Most people mistakenly believe that all you have to do to stop working is not work. The inventors of the Sabbath understood that it was a much more complicated undertaking. You cannot downshift casually and easily, the way you might slip into bed at the end of a long day. As the Cat in the Hat says, ”It is fun to have fun but you have to know how.” This is why the Puritan and Jewish Sabbaths were so exactingly intentional, requiring extensive advance preparation — at the very least a scrubbed house, a full larder and a bath. The rules did not exist to torture the faithful. They were meant to communicate the insight that interrupting the ceaseless round of striving requires a surprisingly strenuous act of will, one that has to be bolstered by habit as well as by social sanction. (Judith Shulevitz, Bring Back the Sabbath, NYT).

Aside from the physical, mental, and social benefits of regularly resting one day of the week, there is also a deeper, spiritual purpose behind the concept of rest. Rest, in its essence, is faith at its best.

I’ve often wondered why the children of Israel had to pass through the wilderness once they were delivered from slavery in Egypt. Why couldn’t God just supernaturally clear a path to the promised land like He did through the Red Sea? He certainly could have. But there was a purpose for the wilderness. It was a time of teaching and character development. The Israelites had to learn to trust God.

Similarly, I have sometimes wondered why people aren’t immediately beamed up to Heaven the moment they surrender their lives to Christ. Wouldn’t that make things a lot easier? It would certainly make life a lot less painful for us, but then we would never have an opportunity to exercise and develop our faith in God.

It’s when we are walking in our own personal wilderness and decide to trust God in the midst of trying circumstances, that our faith in Him and His promises is activated and perfected. While it is vitally important, I think rest is more than simply taking a day of the week to “chillax.”

Rest is a mindset and state of your heart. It’s something we have to do every day of our lives, whether you’re working or retired, eating, sleeping, or what have you. We have to trust God. We have to enter His rest with every breath we take.

What does “enter His rest” mean exactly? At the very basic level, I think it means we must listen to God. We must not harden our hearts against Him. Today’s verse is actually a warning: “So let us do our best to enter that rest. But if we disobey God, as the people of Israel did, we will fall” (Hebrews 4:11 NLT).

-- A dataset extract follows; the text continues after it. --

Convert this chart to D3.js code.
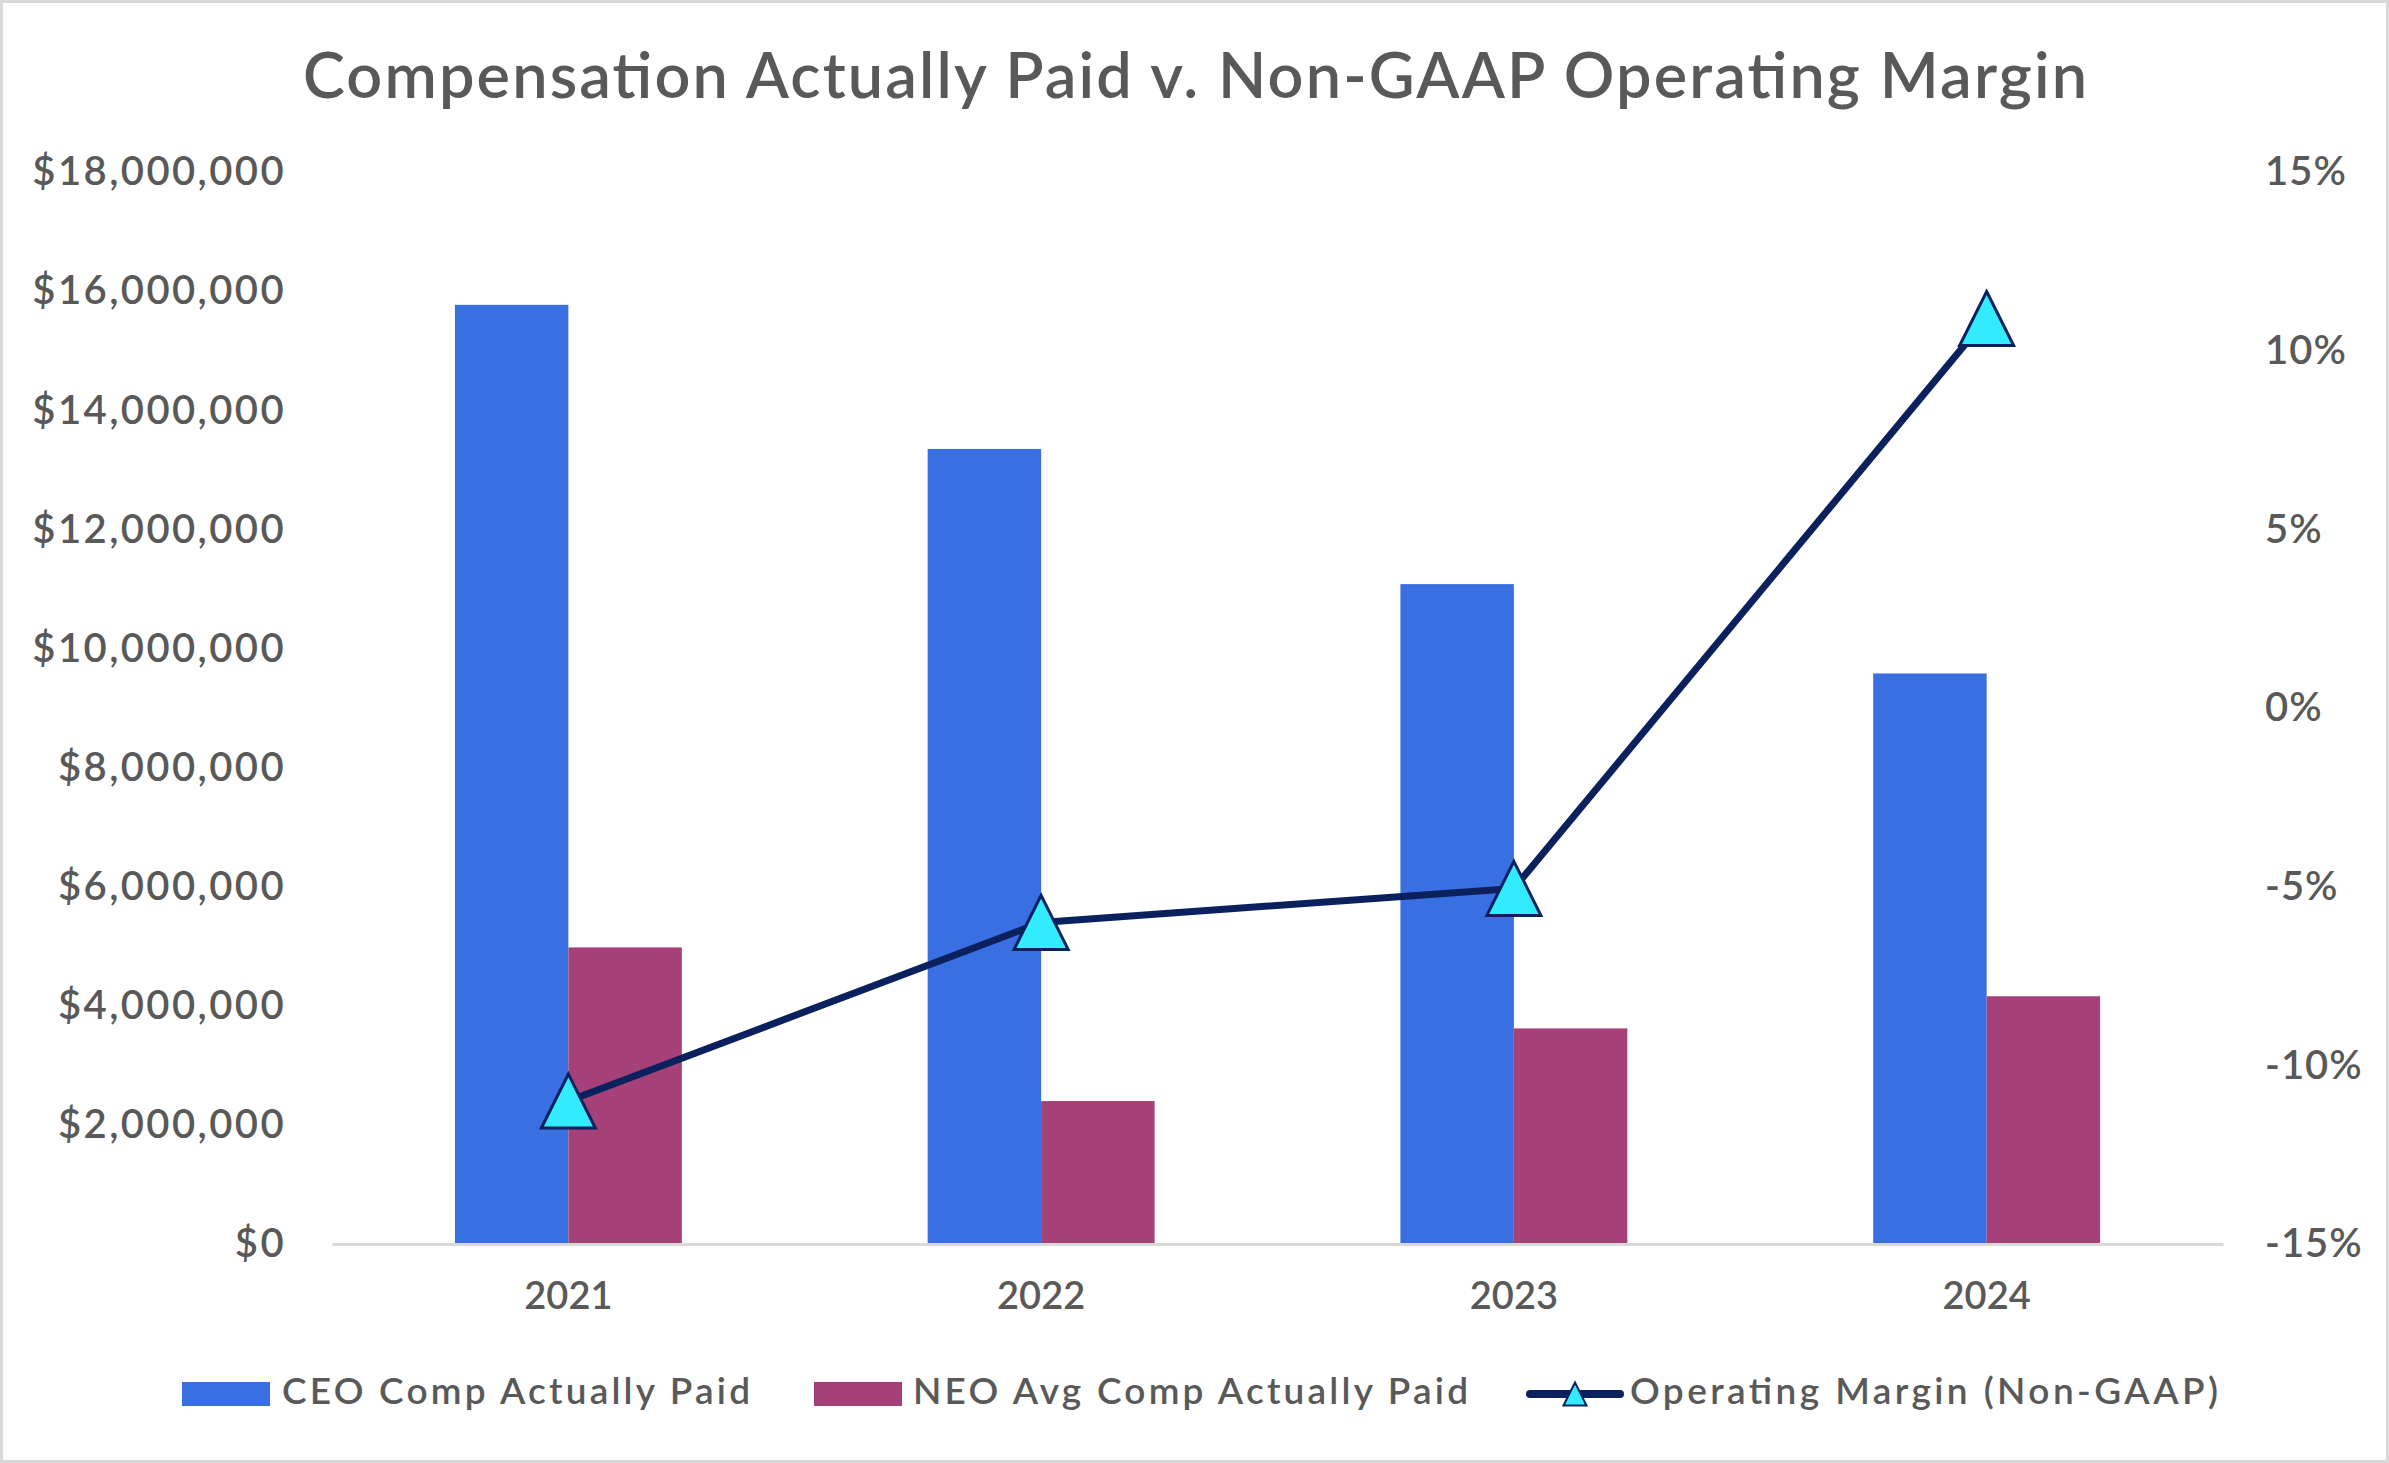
<!DOCTYPE html>
<html>
<head>
<meta charset="utf-8">
<script src="https://cdn.jsdelivr.net/npm/d3@7"></script>
<style>
  html, body { margin: 0; padding: 0; background: #fff; }
  svg { display: block; }
  text { font-family: Lato, "Open Sans", sans-serif; fill: #595959; }
</style>
</head>
<body>
<script>
// ---- data ----
const years = ["2021", "2022", "2023", "2024"];
const ceoComp = [15770000, 13350000, 11080000, 9580000];
const neoComp = [4980000, 2400000, 3620000, 4160000];
const opMargin = [-11.0, -6.0, -5.05, 10.9];
const leftTicks = [0, 2000000, 4000000, 6000000, 8000000, 10000000, 12000000, 14000000, 16000000, 18000000];
const rightTicks = [-15, -10, -5, 0, 5, 10, 15];
const seriesNames = ["CEO Comp Actually Paid", "NEO Avg Comp Actually Paid", "Operating Margin (Non-GAAP)"];
const titleText = "Compensation Actually Paid v. Non-GAAP Operating Margin";

// ---- layout ----
const W = 2389, H = 1463;
const plot = { left: 332, right: 2223, top: 172, bottom: 1244 };
const colors = { ceo: "#3A6FE2", neo: "#A54079", line: "#0A215E", marker: "#33EBFF", axis: "#D9D9D9" };

const svg = d3.select("body").append("svg").attr("width", W).attr("height", H);

// border
svg.append("rect").attr("x", 1.5).attr("y", 1.5).attr("width", W - 3).attr("height", H - 3)
  .attr("fill", "#fff").attr("stroke", "#D9D9D9").attr("stroke-width", 3);

// title
svg.append("text").attr("x", 303).attr("y", 98)
  .attr("font-size", 63).attr("font-weight", 600)
  .attr("textLength", 1784).attr("lengthAdjust", "spacing").text(titleText);

// scales
const x0 = d3.scaleBand().domain(years).range([plot.left, plot.right]).paddingInner(0.52).paddingOuter(0.26);
const x1 = d3.scaleBand().domain(["ceo", "neo"]).range([0, x0.bandwidth()]);
const yL = d3.scaleLinear().domain([0, 18000000]).range([plot.bottom, plot.top]);
const yR = d3.scaleLinear().domain([-15, 15]).range([plot.bottom, plot.top]);

// bars
const g = svg.append("g");
years.forEach((yr, i) => {
  const gx = x0(yr);
  g.append("rect").attr("x", gx + x1("ceo")).attr("y", yL(ceoComp[i]))
    .attr("width", x1.bandwidth()).attr("height", yL(0) - yL(ceoComp[i])).attr("fill", colors.ceo);
  g.append("rect").attr("x", gx + x1("neo")).attr("y", yL(neoComp[i]))
    .attr("width", x1.bandwidth()).attr("height", yL(0) - yL(neoComp[i])).attr("fill", colors.neo);
});

// baseline axis
const xAxis = d3.axisBottom(x0).tickSize(0).tickPadding(38);
const xg = svg.append("g").attr("transform", `translate(0,${plot.bottom})`).call(xAxis);
xg.select(".domain").attr("stroke", colors.axis).attr("stroke-width", 3);
xg.selectAll("text").attr("font-size", 38).attr("font-weight", 600).attr("fill", "#595959")
  .style("font-family", "Lato, sans-serif");

// left axis
const fmtL = d => "$" + d3.format(",")(d);
const yAxisL = d3.axisLeft(yL).tickValues(leftTicks).tickFormat(fmtL).tickSize(0).tickPadding(0);
const lg = svg.append("g").attr("transform", `translate(286,0)`).call(yAxisL);
lg.select(".domain").remove();
lg.selectAll("text").attr("font-size", 40).attr("font-weight", 600).attr("fill", "#595959")
  .attr("letter-spacing", 2.4).style("font-family", "Lato, sans-serif");

// right axis
const fmtR = d => d + "%";
const yAxisR = d3.axisRight(yR).tickValues(rightTicks).tickFormat(fmtR).tickSize(0).tickPadding(0);
const rg = svg.append("g").attr("transform", `translate(2265,0)`).call(yAxisR);
rg.select(".domain").remove();
rg.selectAll("text").attr("font-size", 40).attr("font-weight", 600).attr("fill", "#595959")
  .attr("letter-spacing", 1).style("font-family", "Lato, sans-serif");

// line
const cx = yr => x0(yr) + x0.bandwidth() / 2;
const line = d3.line().x((d, i) => cx(years[i])).y(d => yR(d));
svg.append("path").datum(opMargin).attr("d", line).attr("fill", "none")
  .attr("stroke", colors.line).attr("stroke-width", 7).attr("stroke-linejoin", "round");

const tri = (s) => {
  const h = s, w = s;
  return `M0,${-h / 2}L${w / 2},${h / 2}L${-w / 2},${h / 2}Z`;
};
svg.selectAll(".mk").data(opMargin).enter().append("path")
  .attr("transform", (d, i) => `translate(${cx(years[i])},${yR(d)})`)
  .attr("d", tri(54)).attr("fill", colors.marker).attr("stroke", colors.line).attr("stroke-width", 3)
  .attr("stroke-linejoin", "miter");

// legend
const leg = svg.append("g");
const legY = 1394;
const legText = (x, len, t) => leg.append("text").attr("x", x).attr("y", legY + 10)
  .attr("font-size", 37).attr("font-weight", 600)
  .attr("textLength", len).attr("lengthAdjust", "spacing").text(t);
leg.append("rect").attr("x", 182).attr("y", legY - 12).attr("width", 88).attr("height", 24).attr("fill", colors.ceo);
legText(282, 468, seriesNames[0]);
leg.append("rect").attr("x", 814).attr("y", legY - 12).attr("width", 88).attr("height", 24).attr("fill", colors.neo);
legText(913, 555, seriesNames[1]);
leg.append("line").attr("x1", 1530).attr("x2", 1620).attr("y1", legY).attr("y2", legY)
  .attr("stroke", colors.line).attr("stroke-width", 8).attr("stroke-linecap", "round");
leg.append("path").attr("transform", `translate(1575,${legY})`).attr("d", tri(23))
  .attr("fill", colors.marker).attr("stroke", colors.line).attr("stroke-width", 2);
legText(1630, 588, seriesNames[2]);
</script>
</body>
</html>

Disobedience and falling away occurs when you stop listening and believing in God’s Word and His character. What is troubling you today? What are you uneasy about?

Instead of worrying and fretting about the matter, I challenge you to find a scripture about it in the Bible. After finding the scripture, speak it out as truth and pray it back to God.

When thoughts about the troubling matter arise in your mind (along with any dread associated with it), take that opportunity to meditate instead on the scripture that addresses your issue and say “Lord, I trust You.”

As you surrender your “control” of this burden and give it back to God, you’ll find yourself entering into His supreme rest. You may even find that He’ll lay a burden of His own on your heart and He’ll give you direction on what to do. At that, you need only to trust Him and obey.

God will never leave us hanging. It may seem foolish to the world, but there’s no room for disappointment when you trust in God.

Prayer

Heavenly Father, forgive me for taking matters into my own hands. Right here, right now, I give you complete control. Lord, have Your way. I trust You. By faith, I’m entering into Your rest. In Jesus’ Name, Amen.